[ONLINE] Python and scikit-learn for HPC (PTC course)

Europe/Prague
[ONLINE]

[ONLINE]

Description

Annotation

Data Science, Machine Learning, and Big Data are predominantly driven by Python. This one day course provides an insight into the most common Python extensions used to manage large data sets with Pandas, run distributed computations on HPC clusters with Dask, and leverage classical Machine Learning with scikit-learn.

Target audience: Data Scientists

Level

basic-intermediate

Language

English

About the tutor(s)

Stanislav Böhm completed his PhD study in 2014. He is currently a senior researcher at IT4Innovations National Supercomputing Center (the Czech Republic) in the area of distributed systems, verification, and machine learning.

Georg Zitzlsberger is a research specialist for Machine and Deep Learning at IT4Innovations.
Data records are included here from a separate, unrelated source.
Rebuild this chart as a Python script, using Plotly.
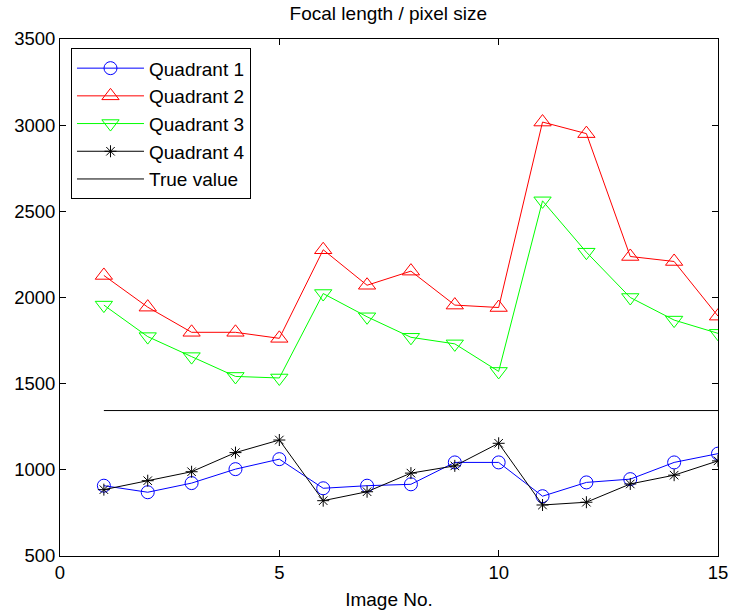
import plotly.graph_objects as go

# Image index for each calibration shot
images = list(range(1, 16))

# Estimated focal length / pixel size per quadrant
quadrant1 = [908, 870, 923, 1004, 1062, 893, 908, 916, 1043, 1043, 847, 927, 946, 1043, 1094]
quadrant2 = [2128, 1944, 1798, 1798, 1763, 2277, 2071, 2153, 1956, 1942, 3018, 2951, 2238, 2209, 1892]
quadrant3 = [1956, 1773, 1657, 1542, 1533, 2023, 1888, 1769, 1731, 1571, 2561, 2263, 2000, 1869, 1792]
quadrant4 = [885, 937, 989, 1100, 1173, 821, 873, 981, 1023, 1154, 796, 812, 918, 969, 1052]
true_value = 1344

x_ticks = [0, 5, 10, 15]
y_ticks = [500, 1000, 1500, 2000, 2500, 3000, 3500]

FONT = "Liberation Sans, Arial, sans-serif"

fig = go.Figure()

series = [
    ("Quadrant 1", quadrant1, "#0000FF", "circle-open", 13),
    ("Quadrant 2", quadrant2, "#FF0000", "triangle-up-open", 15),
    ("Quadrant 3", quadrant3, "#00FF00", "triangle-down-open", 15),
    ("Quadrant 4", quadrant4, "#000000", "asterisk-open", 10),
]
for name, vals, color, symbol, size in series:
    fig.add_trace(go.Scatter(
        x=images, y=vals, name=name, mode="lines+markers",
        line=dict(color=color, width=1),
        marker=dict(symbol=symbol, size=size, color=color, line=dict(color=color, width=1)),
    ))

fig.add_trace(go.Scatter(
    x=[images[0], images[-1]], y=[true_value, true_value], name="True value",
    mode="lines", line=dict(color="#000000", width=1),
))

axis_common = dict(
    showgrid=False, zeroline=False, showline=True, linecolor="#000000", linewidth=1,
    mirror="ticks", ticks="inside", ticklen=6, tickcolor="#000000",
    tickfont=dict(family=FONT, size=18.5, color="#000000"),
    automargin=False,
)

fig.update_layout(
    width=730, height=615,
    paper_bgcolor="#FFFFFF", plot_bgcolor="#FFFFFF",
    margin=dict(l=60, r=12, t=39, b=59),
    title=dict(text="Focal length / pixel size", x=0.532, xanchor="center",
               y=0.979, yanchor="middle",
               font=dict(family=FONT, size=19, color="#000000")),
    xaxis=dict(range=[0, 15], tickvals=x_ticks,
               title=dict(text="Image No.", font=dict(family=FONT, size=19, color="#000000"), standoff=10),
               **axis_common),
    yaxis=dict(range=[500, 3500], tickvals=y_ticks, **axis_common),
    legend=dict(x=0.0167, y=0.982, xanchor="left", yanchor="top",
                bgcolor="#FFFFFF", bordercolor="#000000", borderwidth=1,
                font=dict(family=FONT, size=19, color="#000000"),
                itemwidth=67, tracegroupgap=0),
    showlegend=True,
)

fig.write_html("out.html")
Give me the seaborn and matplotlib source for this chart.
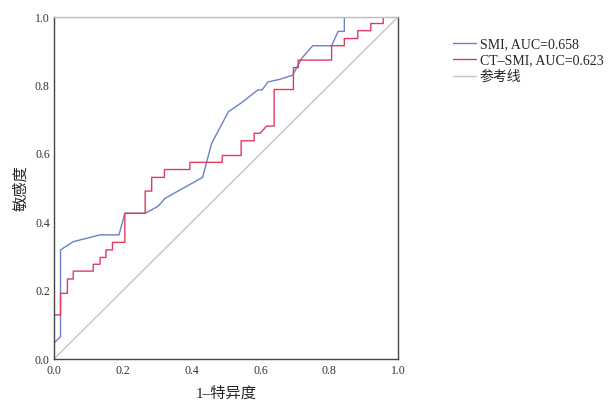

He has for over two years been certified by NVIDIA as a University Ambassador of the NVIDIA Deep Learning Institute (DLI) programme. This certification allows him to offer NVIDIA DLI courses to academic users of IT4Innovations' HPC services. In addition, in collaboration with Bayncore, he is a trainer for Intel HPC and AI workshops and conferences carried out across Europe. He has been contributing to these events, which are held for audiences from industry and academia, for four years.

Acknowledgements

This event is a PRACE Training Centre (PTC) course, co-funded by the Partnership of Advanced Computing in Europe (PRACE). The main web page of the course is located on the PRACE Events Portal.

 

This event is partially supported by The Ministry of Education, Youth and Sports from the Large Infrastructures for Research, Experimental Development and Innovations project  “e-Infrastruktura CZ – LM2018140”, partially by the PRACE-6IP project - the European Union’s Horizon 2020 research and innovation programme under grant agreement No. 823767 and by the ExaQUte project - the European Union’s Horizon 2020 research and innovation programme under grant agreement No. 800898.

    • 08:45 09:00
      Presentation
    • 09:00 10:30
      Introduction to Pandas
    • 10:30 10:45
      Coffee Break 15m
    • 10:45 12:00
      Python in Distributed Environments
    • 12:00 13:00
      Lunch Break 1h
    • 13:00 14:45
      Introduction to scikit-learn
    • 14:45 15:15
      Optimizations for CPUs, GPUs and numerical stability
    • 15:15 15:30
      Coffee Break 15m
    • 15:30 16:45
      Hands-on exercises
    • 16:45 17:00
      Q&A